By: Cynthia Kadohata / Narrated By: Kimberly Farr

Length: 7 hrs and 32 mins

Cried like a baby—Pretty gritty considering it’s written for Kids… >Sob<

I went into listening to Cracker! with muuuuuch trepidation. My sister had asked me if it should be tagged for Veteran’s Day or for… Memorial Day… Considering that legislation altered after WWII changed the status of military working dogs to that of “Equipment”? And considering that by the end of the war they were considered “Surplus Equipment”? Well, things did NOT end happily for thousands of good and loyal and loving dogs, neither did it end well for the many awesome handlers who worked with the dogs, cared for them, loved them. Imagine going through an entire hell-hole of a war, some of the most gruesome images getting stuck in your head, imagine perhaps being saved by the dog countless times, only to have to abandon the dog in the end. To leave such a faithful friend to be euthanized, or left to the South Vietnamese Army and uncertain fates. That, my friend, is a total mind-screw to some already traumatized men.
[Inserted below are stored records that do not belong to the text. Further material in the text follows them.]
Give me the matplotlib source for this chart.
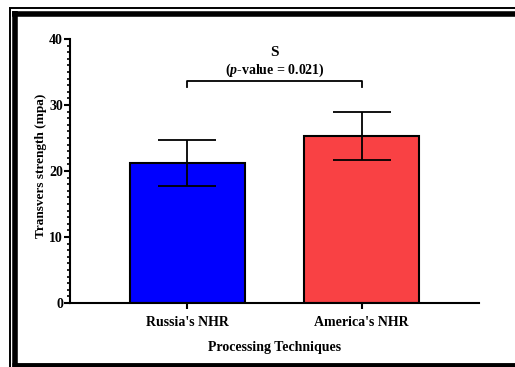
import matplotlib.pyplot as plt
from matplotlib.lines import Line2D
from matplotlib.ticker import MultipleLocator

# data
groups = ["Russia's NHR", "America's NHR"]
means = [21.2, 25.3]
sds = [3.5, 3.6]
bar_colors = ['#0000FF', '#F94144']
bracket_y = [32.7, 33.6]
sig_label = 'S'
p_label = '($\\mathit{p}$-value = 0.021)'

plt.rcParams['font.family'] = ['Liberation Serif', 'DejaVu Serif']
plt.rcParams['font.weight'] = 'bold'
plt.rcParams['mathtext.fontset'] = 'custom'
plt.rcParams['mathtext.it'] = 'Liberation Serif:italic:bold'
plt.rcParams['mathtext.rm'] = 'Liberation Serif:bold'

W, H = 515, 367
fig = plt.figure(figsize=(W / 100, H / 100), dpi=100)
ax = fig.add_axes([70 / W, 1 - 303 / H, (479 - 70) / W, (303 - 39) / H])

x = list(range(len(groups)))
ax.bar(x, means, width=0.66, color=bar_colors, edgecolor='black', linewidth=1.5, zorder=2)
ax.errorbar(x, means, yerr=sds, fmt='none', ecolor='black', elinewidth=1.3,
            capsize=21, capthick=1.3, zorder=3)

ax.set_xlim(-0.675, 1.675)
ax.set_ylim(0, 40)
ax.set_xticks(x)
ax.set_xticklabels(groups, fontsize=10, fontweight='bold')
ax.yaxis.set_major_locator(MultipleLocator(10))
ax.yaxis.set_minor_locator(MultipleLocator(1))
ax.tick_params(axis='y', which='major', length=4, width=1.5, labelsize=10, pad=1)
ax.tick_params(axis='y', which='minor', length=2.5, width=1.2)
ax.tick_params(axis='x', which='major', length=4, width=1.5, pad=5)
for lab in ax.get_yticklabels():
    lab.set_fontweight('bold')

for side in ['top', 'right']:
    ax.spines[side].set_visible(False)
for side in ['left', 'bottom']:
    ax.spines[side].set_linewidth(1.5)

ax.set_ylabel('Transvers strength (mpa)', fontsize=9.5, fontweight='bold')
ax.yaxis.set_label_coords(-0.056, 0.52)
ax.set_xlabel('Processing Techniques', fontsize=10, fontweight='bold', labelpad=9)

# significance bracket
ax.plot([0, 0, 1, 1], [bracket_y[0], bracket_y[1], bracket_y[1], bracket_y[0]],
        color='black', lw=1.3)
ax.text(0.5, 37.9, sig_label, ha='center', va='center', fontsize=11, fontweight='bold')
ax.text(0.5, 35.2, p_label, ha='center', va='center', fontsize=10, fontweight='bold')

# frame around the picture
def px_line(xs, ys, lw):
    fig.add_artist(Line2D([v / W for v in xs], [1 - v / H for v in ys],
                          color='black', lw=lw, transform=fig.transFigure,
                          solid_capstyle='butt'))

px_line([9, W], [8, 8], 1.4)
px_line([10, 10], [7.5, H], 1.4)
px_line([12, W], [13.5, 13.5], 4)
px_line([15, 15], [11, H], 4)
px_line([12, W], [365, 365], 3.5)

fig.savefig('out.png', dpi=100)
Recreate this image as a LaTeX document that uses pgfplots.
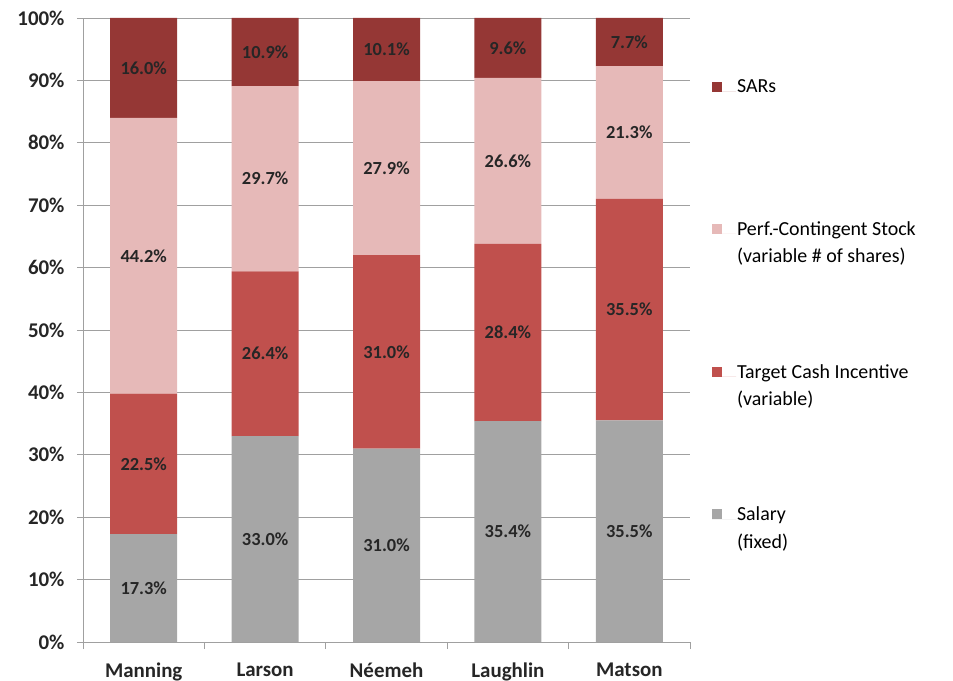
\documentclass[border=0pt]{standalone}
\usepackage{pgfplots}
\pgfplotsset{compat=1.18}
\usepackage{fontspec}
\setmainfont{Carlito}
\definecolor{sars}{HTML}{953735}
\definecolor{perf}{HTML}{E6B9B8}
\definecolor{cash}{HTML}{C0504D}
\definecolor{salary}{HTML}{A6A6A6}
\definecolor{gridc}{HTML}{A0A0A0}
\begin{document}
\begin{tikzpicture}
\useasboundingbox (-83bp,-39bp) rectangle (870bp,642bp);
\begin{axis}[
  at={(0,0)}, anchor=south west,
  scale only axis, width=607bp, height=624bp,
  ybar stacked, bar width=67bp,
  xmin=-0.5, xmax=4.5, ymin=0, ymax=100,
  xtick={0,...,4},
  xticklabels={Manning,Larson,N\'eemeh,Laughlin,Matson},
  minor xtick={-0.5,0.5,...,4.5},
  major x tick style={draw=none},
  ytick={0,10,...,100},
  yticklabel={\pgfmathprintnumber{\tick}\%},
  /pgf/number format/assume math mode=true,
  tick align=outside,
  major tick length=6bp, minor tick length=7bp,
  tick style={gridc, line width=0.8bp},
  ymajorgrids, grid style={gridc, line width=0.8bp},
  axis x line*=bottom, axis y line*=left,
  axis line style={gridc, line width=0.8bp},
  ticklabel style={font=\fontsize{21}{21}\selectfont\bfseries, text=black!85},
  xticklabel style={yshift=-11bp},
  yticklabel style={xshift=-9bp},
  point meta=rawy,
  nodes near coords={\pgfmathprintnumber[fixed,fixed zerofill,precision=1]{\pgfplotspointmeta}\%},
  every node near coord/.append style={anchor=center, font=\fontsize{18.5}{18.5}\selectfont\bfseries, text=black!85},
  legend cell align=left,
  reverse legend,
  legend image code/.code={\fill[#1] (0bp,9bp) rectangle (10bp,19bp); \path (0bp,9bp) -- (24bp,9bp);},
  legend style={draw=none, fill=none, at={(1.036,0.903)}, anchor=north west,
    font=\fontsize{20}{27.5}\selectfont, inner sep=0pt,
    nodes={align=left, inner sep=1bp},
    row sep=98bp},
]
\addplot[fill=salary, draw=none] coordinates {(0,17.3) (1,33.0) (2,31.0) (3,35.4) (4,35.5)};
\addplot[fill=cash, draw=none] coordinates {(0,22.5) (1,26.4) (2,31.0) (3,28.4) (4,35.5)};
\addplot[fill=perf, draw=none] coordinates {(0,44.2) (1,29.7) (2,27.9) (3,26.6) (4,21.3)};
\addplot[fill=sars, draw=none] coordinates {(0,16.0) (1,10.9) (2,10.1) (3,9.6) (4,7.7)};
\legend{{Salary\\(fixed)},{Target Cash Incentive\\(variable)},{Perf.-Contingent Stock\\(variable \# of shares)},{SARs\\\phantom{(}}}
\end{axis}
\end{tikzpicture}
\end{document}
So, I knew all that, but I thought: Feh, this is a Kids story. CERtainly it’s gotta be pretty low-key and happy pappy. And it kinda sorta does start that way with girl-dog Cracker running around with her young boy of a buddy. She’s into birds, and killing, and she’s into playing and zooming around. But, alas, the family can’t keep her as they had to move to an apartment that doesn’t allow dogs, so they hand her over to the military, having seen an ad for dogs of certain breeds being needed for Vietnam. And so the confused Cracker gets taken away and starts training with a young man (Heck! BOY! They were all kids back then!) who will be her handler when they get shipped to Vietnam.

Things don’t go well until Rick finds a way to bond with her, but after that Cracker is about as devoted as it gets. And the story turns waaaaay gritty once they’re sent over. There’s walking point, where it’s up to Rick and Cracker to find booby traps, and to keep snipers clear, all a matter of life and death to the soldiers who trail behind. Snipers are gruesomely taken care of, booby traps blow limbs apart. An extraction of prisoners takes place with Special Forces guys, and Cracker and Rick are sent over into Cambodia. There are ambushes in rice paddies where the kid right next to Rick has his throat blown open by a well-aimed bullet.

And then there’s the separation after Rick is severely wounded, when Cracker herself is disoriented from her own wounds and is left lost and alone, suffering from thirst and dehydration, a target for the VC and for rural folks.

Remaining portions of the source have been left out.